Monday, 16 November 2015

Students Fear Impending Dropout Due to Lack of Loans

 Scores of university students   will be forced to drop out because of prolonged delay of loans to cover tuition and other expenses.
The development comes in the wake of last week’s announcement by the High Education Students’ Loan Board (HESLB) that it issued loans to over 40,000 students out of 50,830 applications received in 2015/16 academic year. 
However, the payment only covered new students but skipped all together the majority of continuing students.
In separate interviews, a cross-section of students from different universities blamed the loans facility of being “too selective” and giving little consideration to continuing students.
Charles Alphonce, a second year student at Mzumbe University, told The Guardian that he had all the required  qualifications to secure a loan yet he had being left out.
“This is the third time I am applying for a loan and I have never got any luck,” he lamented.
“I can’t understand what’s wrong with my applications,” he said with the sad acknowledgment that, “...should I fail to get the loan this time around I will have to postpone my classes.”
Alphonce who comes from a poor family background said he has been struggling to raise funds for his studies but due to increasing costs he may be forced to drop out.
Another student from the University of Science and Technology (MUST) Mbeya Campus, Samuel Hosea shared a similar experience and appealed to the board to treat all eligible loan applicants fairly without bias.
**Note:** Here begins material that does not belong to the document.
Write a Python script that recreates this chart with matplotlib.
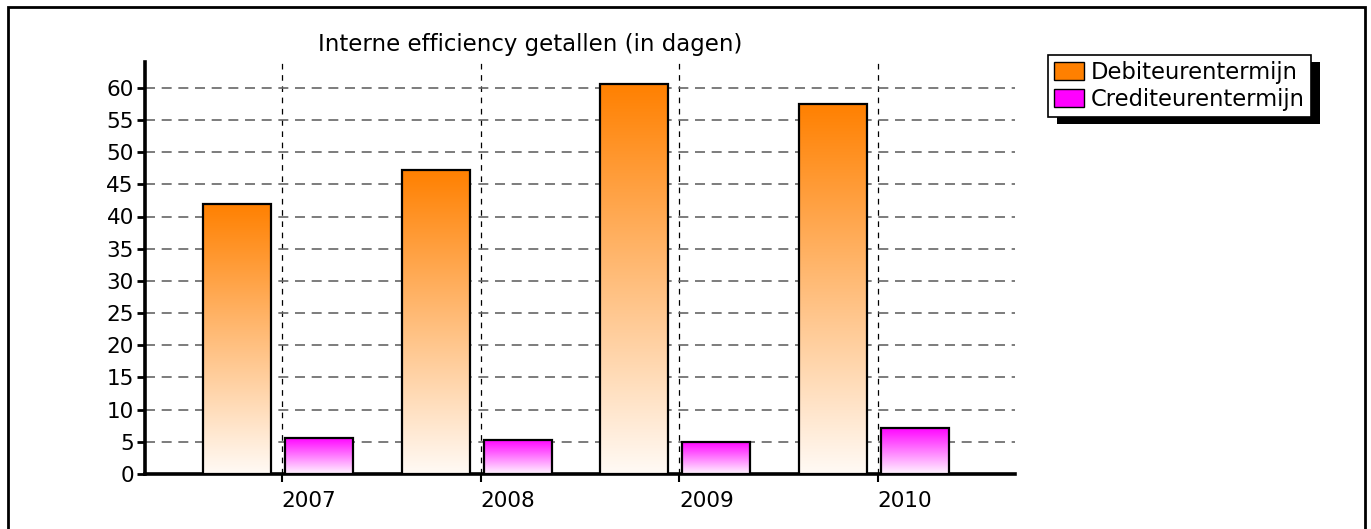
import matplotlib
matplotlib.use("Agg")
import matplotlib.pyplot as plt
import numpy as np
from matplotlib.colors import LinearSegmentedColormap
from matplotlib.patches import Rectangle, Patch
from matplotlib.transforms import IdentityTransform

years = ["2007", "2008", "2009", "2010"]
debiteuren = [42.0, 47.3, 60.6, 57.5]
crediteuren = [5.6, 5.3, 5.0, 7.2]
labels = ["Debiteurentermijn", "Crediteurentermijn"]

W, H = 1371, 529
fig = plt.figure(figsize=(W / 100, H / 100), dpi=100)
ax = fig.add_axes([145 / W, 55 / H, 870 / W, 412 / H])

x = np.arange(len(years))
width = 0.343
b1 = ax.bar(x - 0.227, debiteuren, width, facecolor="none", edgecolor="black", linewidth=1.6, zorder=3)
b2 = ax.bar(x + 0.186, crediteuren, width, facecolor="none", edgecolor="black", linewidth=1.6, zorder=3)


def gradient_fill(bars, top, bottom):
    # vertical fade from top colour down to near white, clipped to each bar
    cmap = LinearSegmentedColormap.from_list("fade", [bottom, top])
    grad = np.linspace(0, 1, 256).reshape(-1, 1)
    for bar in bars:
        x0, y0 = bar.get_x(), bar.get_y()
        w, h = bar.get_width(), bar.get_height()
        im = ax.imshow(grad, extent=[x0, x0 + w, y0, y0 + h], origin="lower",
                       aspect="auto", cmap=cmap, zorder=2.9, interpolation="bilinear")
        im.set_clip_path(bar)


gradient_fill(b1, "#ff8000", "#fffaf5")
gradient_fill(b2, "#ff00ff", "#fff5ff")

ax.set_xlim(-0.69, 3.69)
ax.set_ylim(0, 64)

# grid
ax.set_yticks(np.arange(0, 61, 5))
ax.yaxis.grid(True, color="#666666", linestyle=(0, (6, 4)), linewidth=1.2, zorder=1)
ax.set_xticks(x)
ax.xaxis.grid(True, color="black", linestyle=(0, (4.5, 4.5)), linewidth=0.9, zorder=1)
ax.set_xticks(x + 0.136, years, minor=True)
ax.tick_params(axis="x", which="major", length=6, width=1.5, labelbottom=False)
ax.tick_params(axis="x", which="minor", length=0, labelsize=15.5, pad=12)
ax.tick_params(axis="y", length=6, width=2, labelsize=15.5, pad=2)

for side in ["top", "right"]:
    ax.spines[side].set_visible(False)
for side in ["left", "bottom"]:
    ax.spines[side].set_linewidth(2.6)

fig.text(530 / W, 1 - 44 / H, "Interne efficiency getallen (in dagen)",
         ha="center", va="center", fontsize=16.5)

handles = [Patch(facecolor="#ff8000", edgecolor="black"),
           Patch(facecolor="#ff00ff", edgecolor="black")]
leg = fig.legend(handles, labels, loc="upper left", bbox_to_anchor=(1048 / W, 1 - 55 / H),
                 frameon=True, fancybox=False, edgecolor="black", framealpha=1,
                 fontsize=16.3, handlelength=1.35, handleheight=0.85, handletextpad=0.3,
                 borderpad=0.25, labelspacing=0.2, borderaxespad=0)
leg.get_frame().set_linewidth(1.2)

# drop shadow behind legend
fig.canvas.draw()
bb = leg.get_window_extent()
fig.patches.append(Rectangle((bb.x0 + 9, bb.y0 - 7), bb.width, bb.height,
                             transform=IdentityTransform(), facecolor="black",
                             edgecolor="none", zorder=4))

# outer frame
fig.patches.append(Rectangle((7.5 / W, -0.05), (1365 - 7.5) / W, 1.05 - 6.5 / H,
                             transform=fig.transFigure, fill=False,
                             edgecolor="black", linewidth=2, zorder=0))

fig.savefig("out.png", dpi=100)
Hosea also called upon the board to give special consideration to students from outside the campus regions who have to go out of pocket to survive while waiting for the  loans that may not come at all.
Chairman of the Ministers of Loans in High Education in Tanzania, Shitindi Venance, said the gravity of the problem is such that only 400 students of 6,000 eligible students at the University of Dar es Salaam received their loans in their first year.
Expressing profound dismay over the exclusion of continuing students, Venance said numerous continuing students have not being considered for the loan and remain in dilemma.
“The government should be transparent in issuing of loans because the money is not given to the students as an offer but as a loan which will later be repaid,” he said.
He challenged the 30, 000/- fees charged for every application made by students and asked the loan facility to reconsider the amount to accommodate more applications.
HESLB Assistant Director of Communication, Education and Information, Cosmas Mwaisoba said the continuing students who applied for loans for the first time will be treated as are the first year applicants.
Students who have received loans so far are 40,836 students and the loan amount is pegged at 155.2bn/-.